La presidenza spagnola ha appena presentato una proposta per uscire dallo stallo. La proposta lo fa nel miglior modo possibile. Aggiunge un elemento di salvaguardia sulla riduzione del debito, come richiesto dai tedeschi. Ma la salvaguardia consiste nel richiedere che il debito scenda di un certo numero di punti percentuali in media negli anni futuri, con un orizzonte temporale lungo, che può arrivare fino a 17 anni. In effetti, la proposta della Commissione era rimasta vaga e non metteva nessun parametro numerico sulla discesa del debito. Un vincolo quantitativo sulla discesa media del debito può essere una garanzia contro un eccesso di discrezionalità. Ma lo è rimanendo fedele ai principi di fondo di basarsi su proiezioni di medio periodo e di distribuire l’aggiustamento nel tempo.

Nel dibattito europeo degli ultimi mesi su questa questione, cruciale per il futuro dell’Unione Europea, si ha purtroppo l’impressione che il governo italiano abbia messo molta poca energia, come ha notato correttamente Valentini su queste pagine. Perché questa mancanza di entusiasmo? Forse ci sono problemi di comunicazione con governi politicamente distanti dal nostro. Forse ci sono fraintendimenti sul fondamentale beneficio per l’Italia di abbandonare le vecchie regole. Ma al di là di questo, viene il sospetto che il motivo sia più banale e sia semplicemente che la riforma delle regole non porta un vantaggio immediato all’Italia nel senso di consentire maggiori deficit di bilancio nel breve periodo.

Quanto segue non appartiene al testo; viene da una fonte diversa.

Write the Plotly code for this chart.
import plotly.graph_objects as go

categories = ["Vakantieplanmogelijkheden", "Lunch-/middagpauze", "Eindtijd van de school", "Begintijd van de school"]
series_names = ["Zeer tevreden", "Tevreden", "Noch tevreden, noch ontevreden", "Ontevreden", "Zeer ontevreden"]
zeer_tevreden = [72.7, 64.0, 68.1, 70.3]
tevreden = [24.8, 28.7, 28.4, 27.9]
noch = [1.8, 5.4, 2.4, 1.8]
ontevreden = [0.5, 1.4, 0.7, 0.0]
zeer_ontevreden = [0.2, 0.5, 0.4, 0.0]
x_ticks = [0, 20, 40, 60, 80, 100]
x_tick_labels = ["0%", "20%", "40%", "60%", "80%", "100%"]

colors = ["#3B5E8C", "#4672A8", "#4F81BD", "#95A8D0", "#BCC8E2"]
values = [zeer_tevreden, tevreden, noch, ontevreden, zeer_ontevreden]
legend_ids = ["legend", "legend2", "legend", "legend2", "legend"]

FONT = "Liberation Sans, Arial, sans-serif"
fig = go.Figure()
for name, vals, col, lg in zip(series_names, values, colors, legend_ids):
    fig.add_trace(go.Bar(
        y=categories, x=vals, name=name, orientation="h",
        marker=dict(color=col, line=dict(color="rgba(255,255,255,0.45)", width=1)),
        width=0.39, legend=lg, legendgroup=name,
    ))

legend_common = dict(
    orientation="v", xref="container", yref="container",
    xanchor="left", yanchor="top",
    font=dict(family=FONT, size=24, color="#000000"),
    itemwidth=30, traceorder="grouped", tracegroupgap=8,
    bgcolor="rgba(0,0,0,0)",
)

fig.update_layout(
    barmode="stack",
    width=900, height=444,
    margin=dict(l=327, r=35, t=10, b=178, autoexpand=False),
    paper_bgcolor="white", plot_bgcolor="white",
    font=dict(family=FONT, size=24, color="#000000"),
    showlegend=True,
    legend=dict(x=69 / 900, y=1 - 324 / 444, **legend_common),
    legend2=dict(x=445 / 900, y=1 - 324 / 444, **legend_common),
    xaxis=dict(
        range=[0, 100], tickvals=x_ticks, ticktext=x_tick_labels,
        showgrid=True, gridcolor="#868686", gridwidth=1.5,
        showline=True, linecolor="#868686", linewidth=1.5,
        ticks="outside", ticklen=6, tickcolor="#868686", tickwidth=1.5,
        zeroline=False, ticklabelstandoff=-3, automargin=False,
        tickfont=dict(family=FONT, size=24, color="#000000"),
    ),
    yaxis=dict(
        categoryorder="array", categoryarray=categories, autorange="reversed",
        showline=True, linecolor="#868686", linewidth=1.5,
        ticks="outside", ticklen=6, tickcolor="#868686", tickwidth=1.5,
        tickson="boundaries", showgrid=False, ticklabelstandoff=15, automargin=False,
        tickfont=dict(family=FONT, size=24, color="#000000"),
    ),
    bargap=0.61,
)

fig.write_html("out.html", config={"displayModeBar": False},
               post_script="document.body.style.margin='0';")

L’Italia viene da un periodo di crescita veloce post-pandemia, con un numero di occupati che ha continuato a crescere fino agli ultimi mesi, e ha raggiunto un tasso percentuale di occupati rispetto alla popolazione mai visti negli ultimi 20 anni. Plausibilmente, siamo vicini o sopra al livello cosiddetto di pieno impiego. Forse una recessione è vicina, ma lo stato delle cose al momento è questo. E significa che le nuove regole della Commissione non darebbero più spazio ad aumentare la spesa pubblica di quanto lo farebbero le vecchie regole. Le simulazioni disponibili che confrontano i due regimi mostrano qualche zero virgola di deficit in più seguendo le nuove regole, ma poca roba. Questo è ragionevole: se un paese è al pieno impiego, è il momento buono di contenere il deficit e ridurre il debito, come hanno scritto Ascari, Corsetti e Trezzi su queste pagine. Questo però vuol dire anche che il governo non vede benefici di breve periodo nel battersi per le nuove regole.

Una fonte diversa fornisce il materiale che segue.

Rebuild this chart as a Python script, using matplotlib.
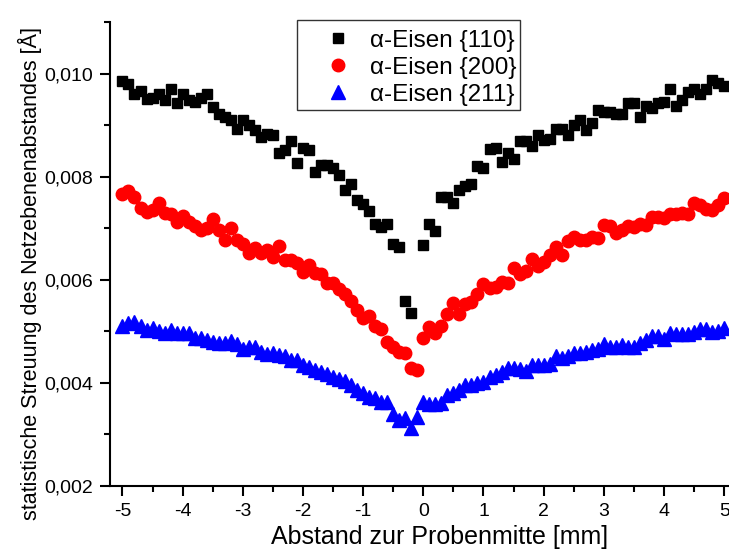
import numpy as np
import matplotlib
matplotlib.use("Agg")
import matplotlib.pyplot as plt
from matplotlib.patches import Rectangle
from matplotlib.ticker import MultipleLocator, FuncFormatter

plt.rcParams['font.family'] = ['Liberation Sans', 'DejaVu Sans']

# Abstand zur Probenmitte [mm], Raster 0.1 mm
x_links_110 = np.round(np.arange(-5.0, -0.15, 0.1), 1)   # -5.0 .. -0.2
x_links = np.round(np.arange(-5.0, -0.05, 0.1), 1)       # -5.0 .. -0.1
x_rechts = np.round(np.arange(0.0, 5.05, 0.1), 1)        # 0.0 .. 5.0

# alpha-Eisen {110}
s110_links = [0.00985, 0.00979, 0.00961, 0.00967, 0.00951, 0.00953, 0.00961, 0.00948, 0.00971, 0.00943,
              0.00961, 0.00948, 0.00945, 0.00953, 0.00961, 0.00935, 0.00922, 0.00915, 0.00909, 0.00893,
              0.00909, 0.00900, 0.00890, 0.00877, 0.00883, 0.00880, 0.00846, 0.00852, 0.00869, 0.00827,
              0.00856, 0.00851, 0.00809, 0.00823, 0.00822, 0.00816, 0.00803, 0.00774, 0.00785, 0.00754,
              0.00747, 0.00734, 0.00709, 0.00703, 0.00709, 0.00669, 0.00663, 0.00559, 0.00536]
s110_rechts = [0.00667, 0.00708, 0.00695, 0.00761, 0.00760, 0.00748, 0.00774, 0.00781, 0.00785, 0.00820,
               0.00816, 0.00854, 0.00856, 0.00829, 0.00845, 0.00834, 0.00869, 0.00869, 0.00859, 0.00880,
               0.00871, 0.00874, 0.00893, 0.00893, 0.00880, 0.00900, 0.00910, 0.00890, 0.00904, 0.00930,
               0.00925, 0.00925, 0.00921, 0.00921, 0.00943, 0.00942, 0.00915, 0.00938, 0.00934, 0.00942,
               0.00945, 0.00971, 0.00938, 0.00949, 0.00964, 0.00971, 0.00961, 0.00971, 0.00988, 0.00982,
               0.00975]

# alpha-Eisen {200}
s200_links = [0.00766, 0.00772, 0.00760, 0.00740, 0.00732, 0.00735, 0.00748, 0.00730, 0.00728, 0.00712,
              0.00723, 0.00712, 0.00704, 0.00696, 0.00701, 0.00717, 0.00697, 0.00678, 0.00701, 0.00677,
              0.00669, 0.00652, 0.00661, 0.00652, 0.00657, 0.00644, 0.00665, 0.00638, 0.00639, 0.00633,
              0.00615, 0.00628, 0.00613, 0.00611, 0.00593, 0.00593, 0.00583, 0.00572, 0.00559, 0.00542,
              0.00525, 0.00529, 0.00510, 0.00504, 0.00480, 0.00470, 0.00460, 0.00458, 0.00428, 0.00425]
s200_rechts = [0.00488, 0.00509, 0.00497, 0.00511, 0.00533, 0.00554, 0.00533, 0.00553, 0.00557, 0.00573,
               0.00591, 0.00585, 0.00586, 0.00596, 0.00593, 0.00622, 0.00612, 0.00617, 0.00641, 0.00626,
               0.00635, 0.00648, 0.00663, 0.00648, 0.00675, 0.00683, 0.00678, 0.00678, 0.00683, 0.00682,
               0.00706, 0.00704, 0.00690, 0.00697, 0.00704, 0.00703, 0.00708, 0.00706, 0.00721, 0.00722,
               0.00719, 0.00727, 0.00728, 0.00730, 0.00728, 0.00748, 0.00745, 0.00738, 0.00736, 0.00745,
               0.00758]

# alpha-Eisen {211}
s211_links = [0.00510, 0.00516, 0.00518, 0.00510, 0.00502, 0.00506, 0.00501, 0.00497, 0.00502, 0.00497,
              0.00496, 0.00497, 0.00488, 0.00488, 0.00484, 0.00480, 0.00477, 0.00478, 0.00482, 0.00475,
              0.00465, 0.00470, 0.00470, 0.00460, 0.00457, 0.00458, 0.00454, 0.00452, 0.00444, 0.00444,
              0.00434, 0.00431, 0.00425, 0.00422, 0.00417, 0.00412, 0.00407, 0.00404, 0.00396, 0.00386,
              0.00380, 0.00373, 0.00370, 0.00363, 0.00363, 0.00340, 0.00328, 0.00331, 0.00312, 0.00334]
s211_rechts = [0.00363, 0.00360, 0.00360, 0.00361, 0.00376, 0.00380, 0.00386, 0.00396, 0.00396, 0.00400,
               0.00402, 0.00411, 0.00415, 0.00422, 0.00428, 0.00428, 0.00426, 0.00423, 0.00434, 0.00434,
               0.00434, 0.00436, 0.00452, 0.00449, 0.00452, 0.00458, 0.00458, 0.00460, 0.00464, 0.00465,
               0.00475, 0.00470, 0.00470, 0.00473, 0.00469, 0.00470, 0.00478, 0.00483, 0.00491, 0.00491,
               0.00486, 0.00496, 0.00495, 0.00495, 0.00495, 0.00499, 0.00504, 0.00504, 0.00499, 0.00501,
               0.00506]

x110 = np.concatenate([x_links_110, x_rechts])
y110 = s110_links + s110_rechts
x200 = np.concatenate([x_links, x_rechts])
y200 = s200_links + s200_rechts
y211 = s211_links + s211_rechts

fig = plt.figure(figsize=(7.29, 5.56), dpi=100)
ax = fig.add_axes([110/729, 70/556, 619/729, 464/556])

ax.plot(x110, y110, 's', color='black', markersize=7.5, label='α-Eisen {110}')
ax.plot(x200, y200, 'o', color='red', markersize=9, label='α-Eisen {200}')
ax.plot(x200, y211, '^', color='blue', markersize=9.5, label='α-Eisen {211}')

ax.set_xlim(-5.207, 5.08)
ax.set_ylim(0.002, 0.011)

ax.spines['top'].set_visible(False)
ax.spines['right'].set_visible(False)
ax.spines['left'].set_linewidth(1.5)
ax.spines['bottom'].set_linewidth(1.5)

ax.xaxis.set_major_locator(MultipleLocator(1))
ax.xaxis.set_minor_locator(MultipleLocator(0.5))
ax.yaxis.set_major_locator(MultipleLocator(0.002))
ax.yaxis.set_minor_locator(MultipleLocator(0.001))
ax.yaxis.set_major_formatter(FuncFormatter(lambda v, p: f"{v:.3f}".replace('.', ',')))
ax.xaxis.set_major_formatter(FuncFormatter(lambda v, p: f"{v:.0f}"))

ax.tick_params(which='major', direction='out', length=7, width=1.5, labelsize=14, pad=5)
ax.tick_params(which='minor', direction='out', length=4, width=1.5)

ax.set_xlabel('Abstand zur Probenmitte [mm]', fontsize=18)
ax.set_ylabel('statistische Streuung des Netzebenenabstandes [Å]', fontsize=15.5)
ax.xaxis.set_label_coords(0.533, -0.085)
ax.yaxis.set_label_coords(-0.11, 0.458)

# Legende ohne eigenen Rahmen, Rahmen separat (engerer Abstand rechts)
leg = ax.legend(loc='upper left', bbox_to_anchor=(0.30, 1.0093), fontsize=17.5, frameon=False,
                borderpad=0.5, handletextpad=0.12, labelspacing=0.2, handlelength=2.45,
                borderaxespad=0.0)
fig.add_artist(Rectangle((297/729, 1 - 110/556), 223/729, 90/556, transform=fig.transFigure,
                         fill=False, edgecolor='#333333', linewidth=1.0))

fig.savefig('out.png', dpi=100)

È il momento che il governo italiano superi queste esitazioni e sostenga con convinzione la riforma delle regole fiscali e la proposta di accordo che viene dalla Spagna. Non guardando a benefici in termini di spazio fiscale di breve periodo (che poi benefici non sono), ma guardando al futuro del paese e dell’unione. Tanto più che la proposta spagnola contiene anche una clausola che chiaramente risponde a richieste del nostro ministro: la possibilità di escludere dai tetti di spesa parte delle spese aggiuntive incorse dal paese per progetti europei (incluso il Pnrr).  

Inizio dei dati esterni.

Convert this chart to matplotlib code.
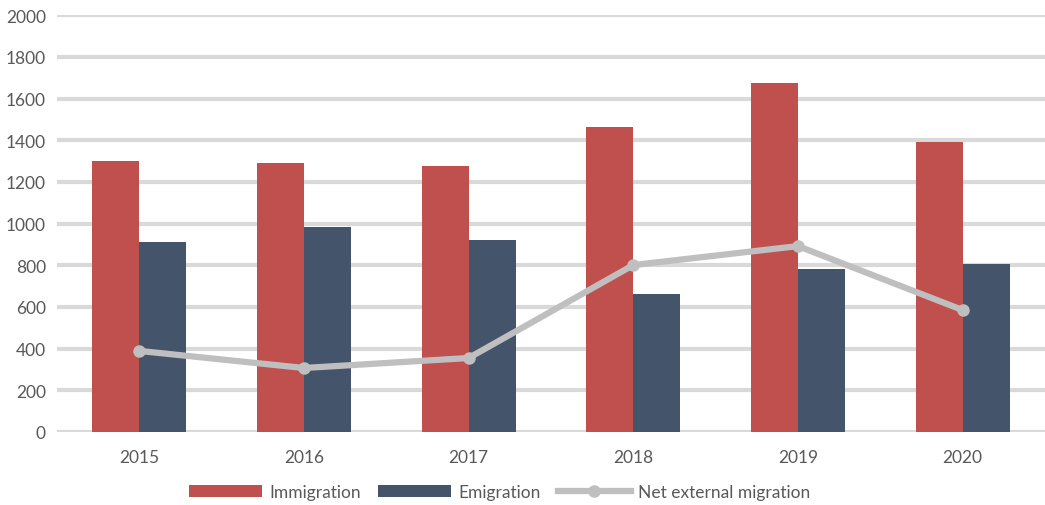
import numpy as np
import matplotlib
matplotlib.use("Agg")
import matplotlib.pyplot as plt

years = ["2015", "2016", "2017", "2018", "2019", "2020"]
immigration = [1300, 1290, 1276, 1463, 1674, 1391]
emigration = [911, 983, 921, 662, 782, 806]
net_migration = [389, 307, 355, 801, 892, 585]


def main():
    plt.rcParams["font.family"] = ["Lato", "DejaVu Sans"]
    fig = plt.figure(figsize=(10.45, 5.06), dpi=100)
    ax = fig.add_axes([0.0545, 0.1443, 0.9455, 0.8237])

    x = np.arange(len(years))
    w = 0.285
    b1 = ax.bar(x - w / 2, immigration, w, color="#c0504d", label="Immigration", zorder=2)
    b2 = ax.bar(x + w / 2, emigration, w, color="#44546a", label="Emigration", zorder=2)
    ln, = ax.plot(x, net_migration, color="#bfbfbf", lw=4.5, marker="o", ms=8,
                  label="Net external migration", zorder=3)

    ax.set_xlim(-0.5, len(years) - 0.5)
    ax.set_ylim(0, 2000)
    ax.set_yticks(range(0, 2001, 200))
    ax.set_xticks(x)
    ax.set_xticklabels(years)
    ax.grid(axis="y", color="#d9d9d9", lw=3, zorder=0)
    ax.set_axisbelow(True)
    for s in ax.spines.values():
        s.set_visible(False)
    ax.tick_params(length=0, labelsize=12.5, colors="#595959", pad=8)
    ax.tick_params(axis="x", pad=12)

    ax.legend(handles=[b1, b2, ln], loc="center", bbox_to_anchor=(0.448, -0.145),
              ncol=3, frameon=False, fontsize=12.5, labelcolor="#595959",
              handlelength=4.2, handletextpad=0.4, columnspacing=1.0)

    fig.savefig("out.png", dpi=100)


if __name__ == "__main__":
    main()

È un’occasione per mostrare che il nostro paese non pensa solo a come trovare qualche miliardo in più da spendere per la prossima finanziaria, ma che su questioni fondamentali sa avere un orizzonte di lungo periodo. In questi giorni i mercati finanziari sono preoccupati dalla nostra capacità di pensare al futuro. Un segnale positivo aiuterebbe.